Async RL gets cheap to ship when 99% of weights do not change
Hugging Face's TRL team shipped a delta weight sync feature that does something most async RL setups have not bothered with: instead of pushing the full model to the inference engine after every optimizer step, push only the parameters that actually changed. The motivation is the bottleneck everyone hits when scaling up. A 7B model in bf16 is 14 GB per step; a 1T frontier model is about 1 TB per step, and inference has to wait while that moves.
The leverage comes from a measurement, not a clever compression trick. At typical RL learning rates around 3e-6, most Adam updates are smaller than what bf16 can represent at the weight's magnitude. The updates get absorbed by rounding and the bf16 bits stay identical. The team measured this and found roughly 99% of weights bit-identical between consecutive steps, with a worst case of 98%. For Qwen3-0.6B that turns a 1.2 GB sync into a 20-35 MB sparse delta, around a 60x reduction, with inference pausing about a second per sync.

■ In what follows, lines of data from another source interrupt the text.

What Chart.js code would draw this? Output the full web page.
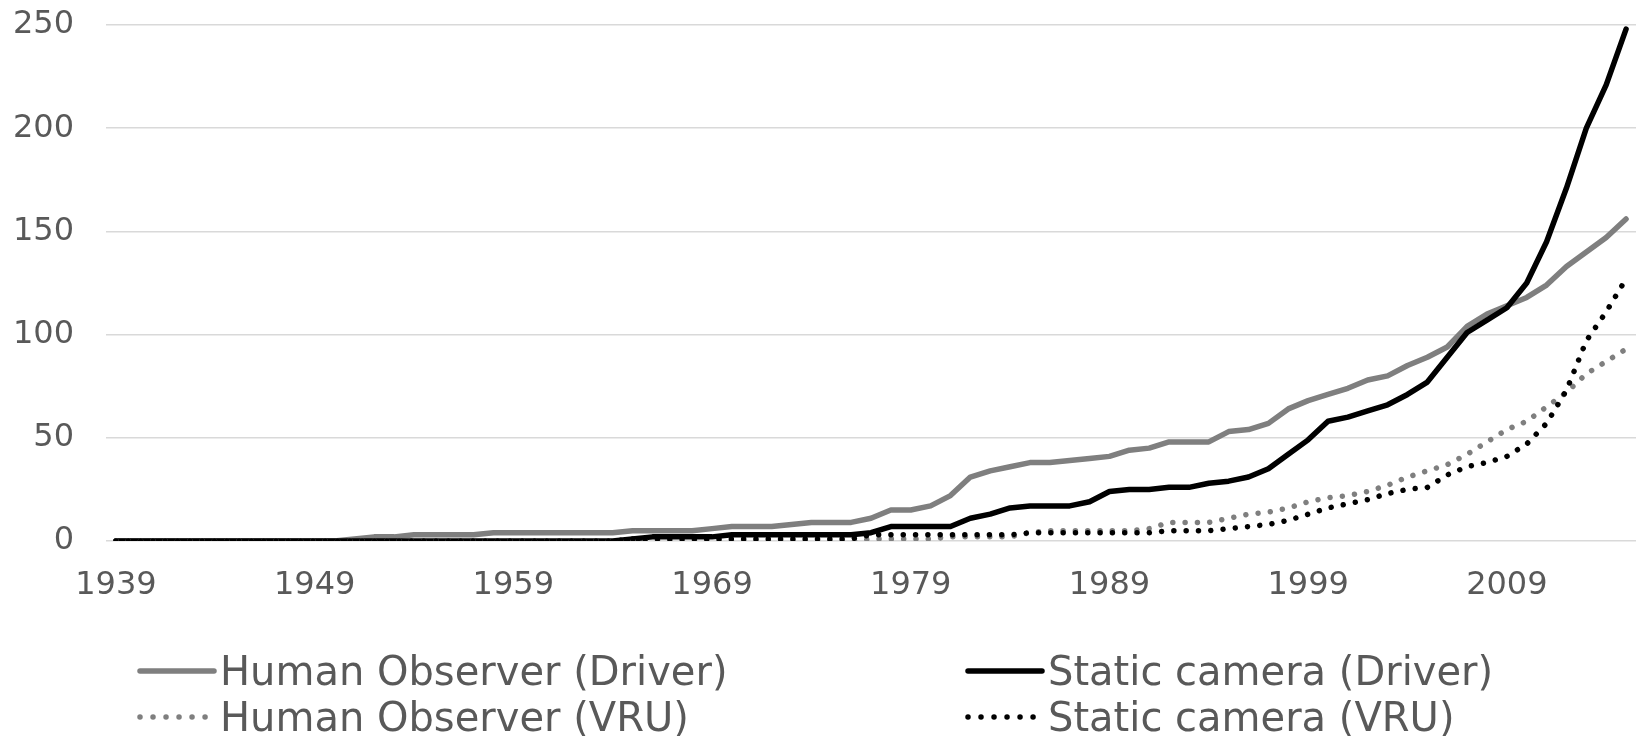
<!DOCTYPE html>
<html>
<head>
<meta charset="utf-8">
<script src="https://cdn.jsdelivr.net/npm/chart.js@4"></script>
<style>
  html, body { margin: 0; padding: 0; background: #ffffff; }
  body { width: 1637px; height: 736px; position: relative; overflow: hidden; font-family: "DejaVu Sans", Verdana, sans-serif; }
  #wrap { position: absolute; left: 0; top: 0; width: 1637px; height: 610px; }
  #legend { position: absolute; left: 0; top: 0; width: 1637px; height: 736px; pointer-events: none; }
  .item { position: absolute; height: 40px; display: flex; align-items: center; white-space: nowrap; }
  .item span { font-size: 40px; line-height: 40px; color: #595959; margin-left: 3px; }
</style>
</head>
<body>
<div id="wrap"><canvas id="c" width="1637" height="610"></canvas></div>
<div id="legend"></div>
<script>
const years = ['1939','1940','1941','1942','1943','1944','1945','1946','1947','1948',
  '1949','1950','1951','1952','1953','1954','1955','1956','1957','1958',
  '1959','1960','1961','1962','1963','1964','1965','1966','1967','1968',
  '1969','1970','1971','1972','1973','1974','1975','1976','1977','1978',
  '1979','1980','1981','1982','1983','1984','1985','1986','1987','1988',
  '1989','1990','1991','1992','1993','1994','1995','1996','1997','1998',
  '1999','2000','2001','2002','2003','2004','2005','2006','2007','2008',
  '2009','2010','2011','2012','2013','2014','2015'];

const xTickLabels = ['1939','1949','1959','1969','1979','1989','1999','2009'];
const yTickValues = [0, 50, 100, 150, 200, 250];

const seriesNames = ['Human Observer (Driver)', 'Static camera (Driver)', 'Human Observer (VRU)', 'Static camera (VRU)'];

// Human Observer (Driver)
const humanDriver = [0,0,0,0,0,0,0,0,0,0,
  0,0,1,2,2,3,3,3,3,4,
  4,4,4,4,4,4,5,5,5,5,
  6,7,7,7,8,9,9,9,11,15,
  15,17,22,31,34,36,38,38,39,40,
  41,44,45,48,48,48,53,54,57,64,
  68,71,74,78,80,85,89,94,104,110,
  114,118,124,133,140,147,156];

// Static camera (Driver)
const cameraDriver = [0,0,0,0,0,0,0,0,0,0,
  0,0,0,0,0,0,0,0,0,0,
  0,0,0,0,0,0,1,2,2,2,
  2,3,3,3,3,3,3,3,4,7,
  7,7,7,11,13,16,17,17,17,19,
  24,25,25,26,26,28,29,31,35,42,
  49,58,60,63,66,71,77,89,101,107,
  113,125,145,171,200,221,248];

// Human Observer (VRU)
const humanVRU = [0,0,0,0,0,0,0,0,0,0,
  0,0,0,0,0,0,0,0,0,0,
  0,0,0,0,0,0,0,0,0,0,
  0,0,0,0,0,0,0,0,1,1,
  1,1,2,2,2,2,4,5,5,5,
  5,5,6,9,9,9,11,13,14,16,
  19,21,22,24,27,31,34,37,42,48,
  54,58,65,72,81,87,93];

// Static camera (VRU)
const cameraVRU = [0,0,0,0,0,0,0,0,0,0,
  0,0,0,0,0,0,0,0,0,0,
  0,0,0,0,0,0,1,1,1,1,
  1,1,1,1,1,1,1,1,3,3,
  3,3,3,3,3,3,4,4,4,4,
  4,4,4,5,5,5,6,7,8,10,
  13,16,18,20,23,25,26,32,36,38,
  41,47,57,73,97,111,127];

const GRAY = '#7f7f7f';
const BLACK = '#000000';
const TEXT = '#595959';
const FONT = '"DejaVu Sans", Verdana, sans-serif';

const styles = [
  { color: GRAY, dash: [] },
  { color: BLACK, dash: [] },
  { color: GRAY, dash: [0.01, 12.3] },
  { color: BLACK, dash: [0.01, 12.3] }
];
const values = [humanDriver, cameraDriver, humanVRU, cameraVRU];

const datasets = seriesNames.map((name, i) => ({
  label: name,
  data: values[i],
  borderColor: styles[i].color,
  backgroundColor: styles[i].color,
  borderWidth: 5.5,
  borderDash: styles[i].dash,
  borderCapStyle: 'round',
  borderJoinStyle: 'round',
  pointRadius: 0,
  pointHoverRadius: 0,
  tension: 0,
  fill: false,
  order: 4 - i
}));

new Chart(document.getElementById('c'), {
  type: 'line',
  data: { labels: years, datasets: datasets },
  options: {
    responsive: false,
    animation: false,
    events: [],
    layout: { padding: { top: 25, right: 1, left: 0, bottom: 0 } },
    plugins: { legend: { display: false }, tooltip: { enabled: false }, title: { display: false } },
    scales: {
      x: {
        type: 'category',
        offset: true,
        grid: { display: false, drawTicks: false },
        border: { display: false },
        ticks: {
          autoSkip: false,
          maxRotation: 0,
          minRotation: 0,
          padding: 25,
          color: TEXT,
          font: { family: FONT, size: 32 },
          callback: function (val) {
            const lab = this.getLabelForValue(val);
            return xTickLabels.includes(lab) ? lab : '';
          }
        },
        afterFit: (scale) => {
          scale.height = 69;
          scale.paddingLeft = 0;
          scale.paddingRight = 0;
        }
      },
      y: {
        min: 0,
        max: 250,
        afterBuildTicks: (scale) => { scale.ticks = yTickValues.map(v => ({ value: v })); },
        grid: { color: '#d9d9d9', lineWidth: 1.5, drawTicks: false },
        border: { display: false },
        ticks: {
          padding: 32,
          color: TEXT,
          font: { family: FONT, size: 32 }
        },
        afterFit: (scale) => {
          scale.width = 106;
          scale.paddingTop = 0;
          scale.paddingBottom = 0;
        }
      }
    }
  }
});

// Legend (HTML), two columns x two rows
const legend = document.getElementById('legend');
const legendPos = [
  { left: 137, top: 651 },
  { left: 965, top: 651 },
  { left: 137, top: 697 },
  { left: 965, top: 697 }
];
seriesNames.forEach((name, i) => {
  const div = document.createElement('div');
  div.className = 'item';
  div.style.left = legendPos[i].left + 'px';
  div.style.top = legendPos[i].top + 'px';
  const dash = styles[i].dash.length ? 'stroke-dasharray="0.01 13"' : '';
  div.innerHTML = '<svg width="80" height="12" style="display:block">' +
    '<line x1="3" y1="6" x2="77" y2="6" stroke="' + styles[i].color + '" stroke-width="5.5" stroke-linecap="round" ' + dash + '/></svg>' +
    '<span></span>';
  div.querySelector('span').textContent = name;
  legend.appendChild(div);
});
</script>
</body>
</html>
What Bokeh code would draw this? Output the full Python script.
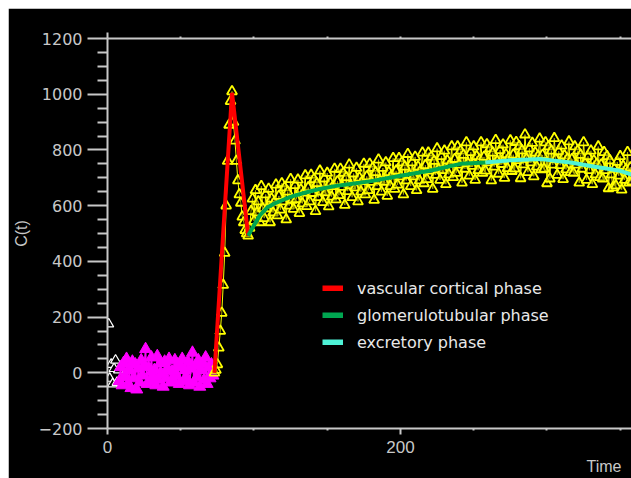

Extrapolated to Llama-3.1-405B scale, an 810 GB checkpoint becomes roughly a 6 GB delta.
The wire format is plain safetensors with anchor snapshots every N steps and sparse patches in between. The architecture is a trainer box, a hub bucket for storage, and a vLLM rollout server, none of which need to share a network. That is the practical payoff: you can run async RL across regions or clouds, with multiple inference replicas pulling the same delta from a content-deduplicated bucket, and inspect any of those files with normal tools.
Why it matters
If you are building RL pipelines or post-training systems, this changes the cluster topology you need to assume. Cross-region or cross-cloud async RL was previously impractical because of weight transfer; the same idea makes trillion-parameter training viable on infrastructure that does not require shared NCCL. Try it on your own loop before believing the numbers, but the bf16-precision argument is the part to read first.